The works of Wolfgang Paul, which led to the Paul trap, are based on investigations of the properties of electric and magnetic so called multipoles. A common magnet has two poles and is called a dipole, one with four poles, a quadrupole, one with six, a hexapole etc. Paul has shown that a magnetic hexapole, used for instance in a hydrogen maser, focuses beams of atoms having a magnetic dipole moment.
    The electric quadrupole (fig. 7) works as a two-dimensional mass filter if a d.c. voltage in addition to an a.c. voltage is applied to the electrode pairs A-A. To the other electrode pair B-B the same voltages with opposite signs are applied. The Paul trap (fig. 4, 6, 8) now being used by many scientists for storing ions may be considered a three-dimensional version of the two-dimensional mass filter. The figures 7 and 8 are copied from the patent applications by Paul and his student Steinwedel submitted 1956 and 1960.

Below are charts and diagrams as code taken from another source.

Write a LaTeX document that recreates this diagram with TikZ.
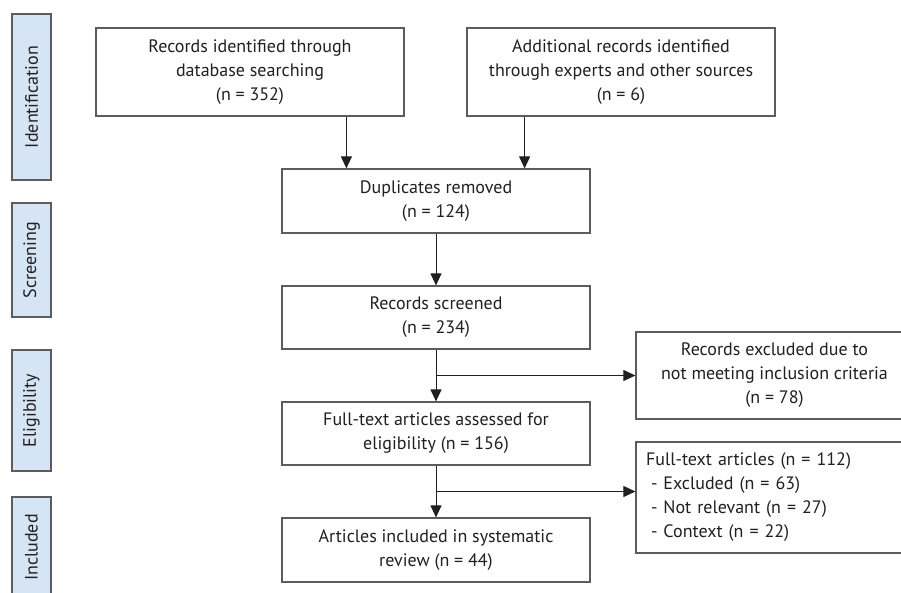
\documentclass[tikz,border=0pt]{standalone}
\usepackage{fontspec}
\setmainfont{PT Sans}
\usetikzlibrary{arrows.meta}
\definecolor{phasefill}{HTML}{D5E5F5}
\definecolor{boxline}{HTML}{5C5C5C}
\definecolor{ink}{HTML}{231F20}
\tikzset{
	box/.style={draw=boxline, line width=1.2pt, fill=white, align=center, inner sep=0pt,
		minimum width=308pt, minimum height=64pt, text=ink, font=\fontsize{18}{24}\selectfont},
	phase/.style={draw=boxline, line width=1.2pt, fill=phasefill, rotate=90, inner sep=0pt,
		minimum height=39pt, text=ink, font=\fontsize{18}{24}\selectfont},
	flow/.style={draw=ink, line width=1pt, -{Triangle[length=12pt,width=11pt]}}
}
\begin{document}
\begin{tikzpicture}[x=1pt,y=-1pt]
	\useasboundingbox (0,0) rectangle (901,592);
	% phases
	\node (ident) at (31.5,97) [phase, minimum width=166pt] {Identification};
	\node (scr) at (31.5,260) [phase, minimum width=114pt] {Screening};
	\node (elig) at (31.5,410.5) [phase, minimum width=121pt] {Eligibility};
	\node (inc) at (31.5,547.5) [phase, minimum width=101pt] {Included};
	% main flow
	\node (db) at (250,72) [box, minimum height=88pt] {Records identified through\\database searching\\(n = 352)};
	\node (other) at (621,72) [box, minimum height=88pt] {Additional records identified\\through experts and other sources\\(n = 6)};
	\node (dup) at (436,201) [box] {Duplicates removed\\(n = 124)};
	\node (screen) at (436,317.5) [box, minimum height=63pt] {Records screened\\(n = 234)};
	\node (full) at (436,433.5) [box, minimum height=63pt] {Full-text articles assessed for\\eligibility (n = 156)};
	\node (incl) at (436,550) [box] {Articles included in systematic\\review (n = 44)};
	% exclusions
	\node (excl) at (774.5,375.5) [box, minimum width=277pt, minimum height=87pt] {Records excluded due to\\not meeting inclusion criteria\\(n = 78)};
	\node (drop) at (774.5,497.5) [box, minimum width=277pt, minimum height=111pt, text width=257pt, align=left] {Full-text articles (n = 112)\\\hspace{5pt}- Excluded (n = 63)\\\hspace{5pt}- Not relevant (n = 27)\\\hspace{5pt}- Context (n = 22)};
	\coordinate (fork) at (436,491.5);
	% arrows
	\draw[flow] ([xshift=65pt]dup.north west |- db.south) -- ([xshift=65pt]dup.north west);
	\draw[flow] ([xshift=-66pt]dup.north east |- other.south) -- ([xshift=-66pt]dup.north east);
	\draw[flow] (dup) -- (screen);
	\draw[flow] (screen) -- (full);
	\draw[flow] (screen.south |- excl.west) -- (excl.west);
	\draw[flow] (full) -- (incl);
	\draw[flow] (fork) -- (fork -| drop.west);
\end{tikzpicture}
\end{document}
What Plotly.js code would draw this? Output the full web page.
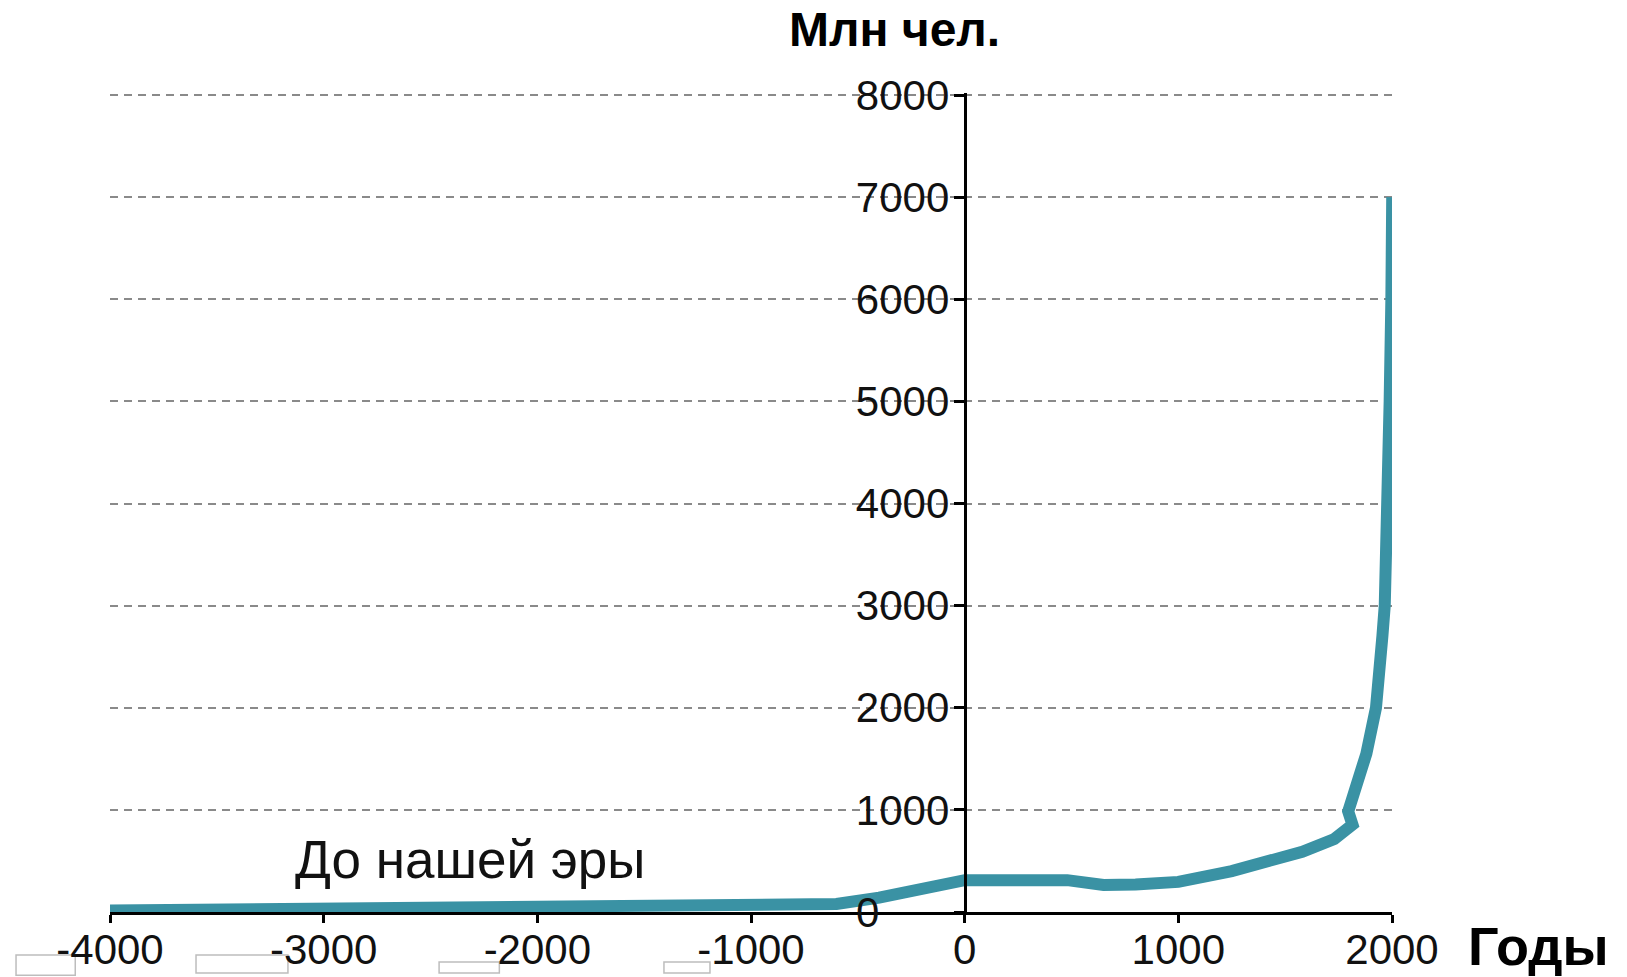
<!DOCTYPE html>
<html>
<head>
<meta charset="utf-8">
<script src="https://cdn.plot.ly/plotly-3.0.1.min.js"></script>
<style>
  html, body { margin: 0; padding: 0; background: #ffffff; }
  #chart { width: 1627px; height: 977px; }
</style>
</head>
<body>
<div id="chart"></div>
<script>
// Years (x) and world population in millions (y)
const years = [-4000, -3000, -2000, -1200, -600, -400, -200, 0, 480, 650, 800, 1000,
               1250, 1420, 1580, 1730, 1815, 1795, 1840, 1880, 1925, 1945, 1955, 1966,
               1975, 1979, 1989, 1997, 2001];
const population = [15, 28, 38, 48, 78, 140, 235, 312, 312, 265, 270, 295,
                     400, 490, 590, 715, 855, 985, 1250, 1550, 2000, 2350, 2700, 3000,
                     3500, 4000, 5000, 6000, 7000];

const xTicks = [-4000, -3000, -2000, -1000, 0, 1000, 2000];
const xTickText = ['-4000', '-3000', '-2000', '-1000', '0', '1000', '2000'];
const yTicks = [0, 1000, 2000, 3000, 4000, 5000, 6000, 7000, 8000];
const yTickText = ['', '1000', '2000', '3000', '4000', '5000', '6000', '7000', '8000'];

const yAxisTitle = 'Млн чел.';
const xAxisTitle = 'Годы';
const eraLabel = 'До нашей эры';
const zeroLabel = '0';

const FONT = 'Liberation Sans, Arial, sans-serif';

const trace = {
  x: years,
  y: population,
  type: 'scatter',
  mode: 'lines',
  line: { color: '#3a92a4', width: 12 },
  cliponaxis: false,
  hoverinfo: 'x+y',
  showlegend: false
};

// empty little boxes under the x-axis labels (artifacts in the original)
const boxes = [
  [-0.0733, -0.0271, -0.0771, -0.0526],
  [0.0671, 0.1388, -0.0746, -0.0526],
  [0.2567, 0.3037, -0.0746, -0.0612],
  [0.4321, 0.4680, -0.0746, -0.0612]
];

const layout = {
  width: 1627,
  height: 977,
  autosize: false,
  paper_bgcolor: '#ffffff',
  plot_bgcolor: '#ffffff',
  margin: { l: 110, r: 235, t: 93, b: 65, pad: 0 },
  font: { family: FONT, color: '#111111' },
  xaxis: {
    range: [-4000, 2000],
    tickvals: xTicks,
    ticktext: xTickText,
    showgrid: false,
    zeroline: false,
    showline: true,
    linecolor: '#000000',
    linewidth: 3,
    ticks: 'outside',
    ticklen: 8,
    tickwidth: 3,
    tickcolor: '#000000',
    ticklabelstandoff: -9,
    tickfont: { size: 42, family: FONT, color: '#111111' },
    fixedrange: true
  },
  yaxis: {
    range: [0, 8020],
    tickvals: yTicks,
    ticktext: yTickText,
    anchor: 'free',
    position: 4 / 6,
    showgrid: true,
    gridcolor: '#8a8a8a',
    gridwidth: 2,
    griddash: '8px,6px',
    zeroline: false,
    showline: true,
    linecolor: '#000000',
    linewidth: 3,
    ticks: 'outside',
    ticklen: 10,
    tickwidth: 3,
    tickcolor: '#000000',
    ticklabelstandoff: -4,
    tickfont: { size: 42, family: FONT, color: '#111111' },
    fixedrange: true
  },
  annotations: [
    { text: '<b>' + yAxisTitle + '</b>', xref: 'paper', yref: 'paper', x: 0.6123, y: 1.078,
      xanchor: 'center', yanchor: 'middle', showarrow: false,
      font: { size: 48, family: FONT, color: '#000000' } },
    { text: '<b>' + xAxisTitle + '</b>', xref: 'paper', yref: 'paper', x: 1.114, y: -0.042,
      xanchor: 'center', yanchor: 'middle', showarrow: false,
      font: { size: 54, family: FONT, color: '#000000' } },
    { text: eraLabel, xref: 'paper', yref: 'paper', x: 0.2808, y: 0.064,
      xanchor: 'center', yanchor: 'middle', showarrow: false,
      font: { size: 53, family: FONT, color: '#111111' } },
    { text: zeroLabel, xref: 'x', yref: 'y', x: -454, y: 0,
      xanchor: 'center', yanchor: 'middle', showarrow: false,
      font: { size: 42, family: FONT, color: '#111111' } }
  ],
  shapes: boxes.map(b => ({
    type: 'rect', xref: 'paper', yref: 'paper',
    x0: b[0], x1: b[1], y0: b[2], y1: b[3],
    fillcolor: 'rgba(255,255,255,0)', line: { color: '#bdbdbd', width: 1.5 }, layer: 'below'
  }))
};

Plotly.newPlot('chart', [trace], layout, { displayModeBar: false, staticPlot: true });
</script>
</body>
</html>
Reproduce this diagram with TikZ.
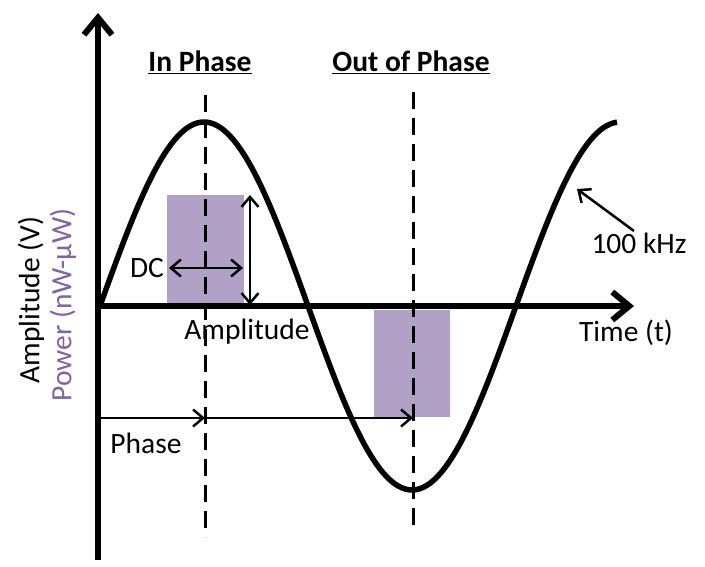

Hans Dehmelt‘s contributions are mainly connected with the development and use of the Penning trap. He invented ingenious methods of cooling, perturbing, storing (one single electron was trapped for more than 10 months), and communicating with the trapped particles, thus forcing them to reveal their properties. In the combined electric and magnetic field in the Penning trap charged particles describe a complicated motion (fig. 9), which consists of three independent oscillations; one axial, one cyclotron, and one magnetron oscillation, each one having a well defined frequency. The axial oscillation induces a signal in the end electrodes. This signal is sensitive to the total number of charged particles in the cloud. Figure 10 shows how it is possible to count electrons in the trap by studying the strength of the signal. By shining high frequency radiation into the trap it is possible to flip the electron dipole moment repeatedly (fig. 3). Furthermore, it is possible to “lift” the electron in the quantized cyclotron orbits which the electron actually occupies. With one single electron in the trap it has been possible to compare the resonance frequencies of these two events, the flip and the “lift”, thus deriving the so called g-factor. The g-factor, being a measure of the magnetism of the electron, has been determined with twelve significant digits and is now the most accurately known fundamental constant. One may use similar methods when comparing the masses of particles with a very high precision.